Hamilton Paths in n-Wheel Graph According to wolfram, $n$-wheel graphs have $4(n-1)(n-2)$ Hamilton paths in them. 
$n$-wheel graph = http://mathworld.wolfram.com/WheelGraph.html
http://mathworld.wolfram.com/HamiltonianPath.html here it states that n-wheel graphs have $4(n-1)(n-2)$ Hamilton paths in them. 
Does anyone know a good explanation or proof to this statement?
I cant seem to understand how they reached this number . 
Thanks!
 A: The Mathworld link counts the number of directed Hamiltonian paths. I will count the number of undirected paths, which can each be oriented in two ways. Let the spokes of $W_n$ be the edges incident with the vertex of degree $n-1$ (the hub). Let the rim vertices be the vertices different from the hub. 
First count the number of Hamiltonian paths having exactly 1 spoke. There are $n-1$ spokes, and each spoke corresponds to 2 Hamiltonian paths (counterclockwise & clockwise). So there are $2(n-1)$ such paths.
Now consider the number of Hamiltonian paths having 2 spokes. Consider two cases: 1) the rim vertices incident with the spokes are adjacent 2) the rim vertices incident with the spokes are not adjacent. In Case 1, there are $n-1$ ways to choose the spokes, and once the spokes are chosen, the start and end vertices of the path can be chosen in $n-2$ ways, for $(n-1)(n-2)$ paths. In Case 2, there are $\left(\binom{n-1}{2} - (n-1)\right) = \frac{(n-1)(n-4)}{2}$ ways to choose the spokes, and each choice of spokes corresponds to 2 Hamiltonian paths (counterclockwise & clockwise), for $(n-1)(n-4)$ paths.

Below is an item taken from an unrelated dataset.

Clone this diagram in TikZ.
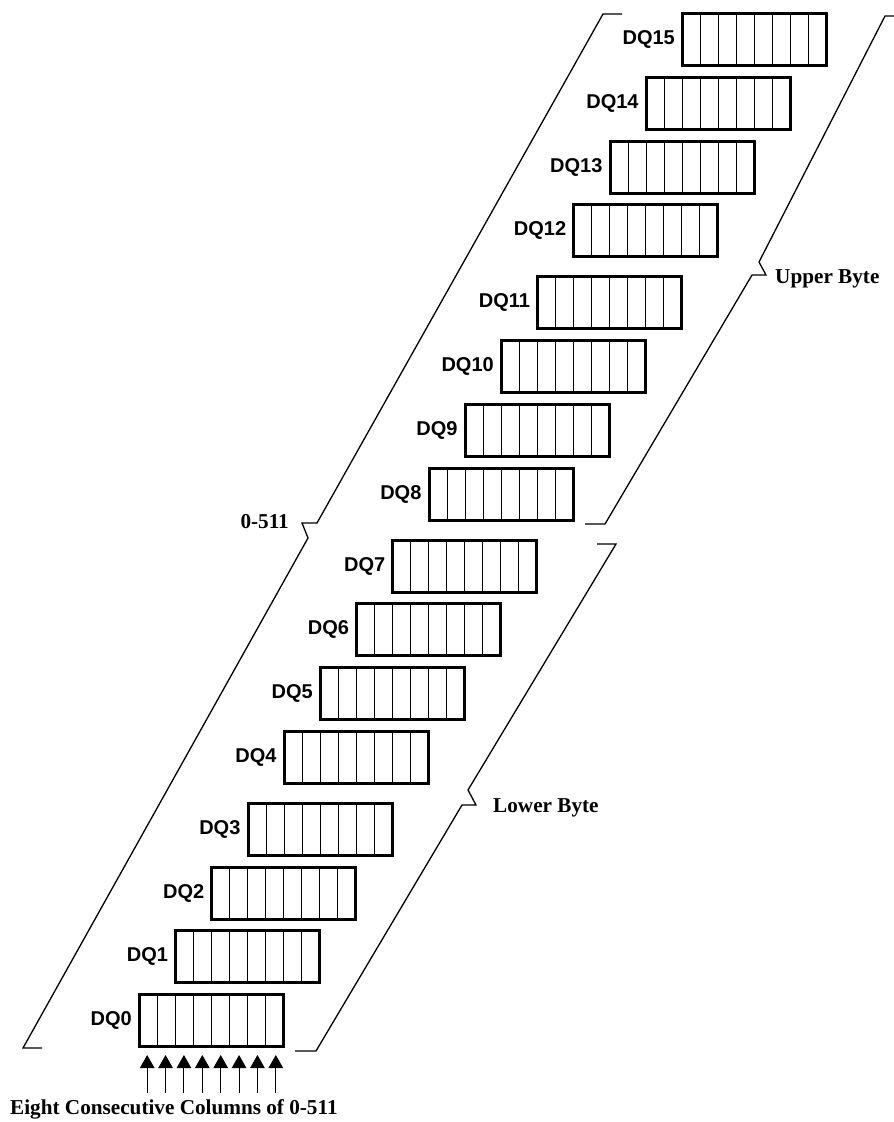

Thus the total number of undirected Hamiltonian paths is:
$$2(n-1) + (n-1)(n-2) + (n-1)(n-4) = 2(n-1)(n-2)$$
A: We can exhaust all the paths.  Maybe there's a more elegant way, but here goes.
Let $(v_1, v_2, \ldots, v_{n - 1})$  an ordering of the $n - 1$ vertices outside the wheel.  That is, $v_iv_{i+1}$ is an edge, modulo $n - 1$.
It helps to draw a wheel and label the vertices in a clockwise fashion.
Call the center of the wheel $c$.
Let's look at the paths in which $v_1$ is the start and some $v_j$ is the end.
If $j = 2$, the Hamiltonian path has to travel the wheel cycle backwards, visiting $c$ after some vertex $v_k$ and coming back on the cycle at $v_{k - 1}$.
So the path is of the form $v_1v_{n - 1}v_{n-2} \ldots v_kcv_{k-1} \ldots v_3v_2$.
Now, $v_k$ can be any vertex but $v_2$, so there are $n - 2$ such paths.
If $j = n - 1$, the same argument applies, but we travel the cycle forward.  So there are also $n- 1$ such paths.
If $j$ is another value, then the "clockwise" path travels to $v_{j - 1}$, then $c$, then $v_{n - 1}$ and then counterclockwise to $v_j$.  The only other path does the same but in the reverse order (go to $v_{j - 1}$, $c$, $v_2$ and $v_j$).  So that's two of them.  Now, $j$ can take up to $n - 4$ values, so that's $2(n - 4)$ such paths.
And finally, if the path starts at $v_1$ and ends at $c$, there are two such paths - those that travel the wheel cycle in the two directions. 
In total, there are $2(n - 1) + 2(n - 4) + 2 = 4n -10$ paths that start at $v_1$.  In total that's $(4n - 10)(n - 1)$ paths that start at a vertex on a wheel.
If the path starts at $c$ and ends at say $v_1$, then there are two such paths.
So $2(n - 1)$ paths start at $c$.
That's it !  We have them all.  The grand total of paths is $(4n - 10)(n - 1) + 2(n - 1) = (4n - 8)(n - 1) = 4(n - 2)(n - 1)$.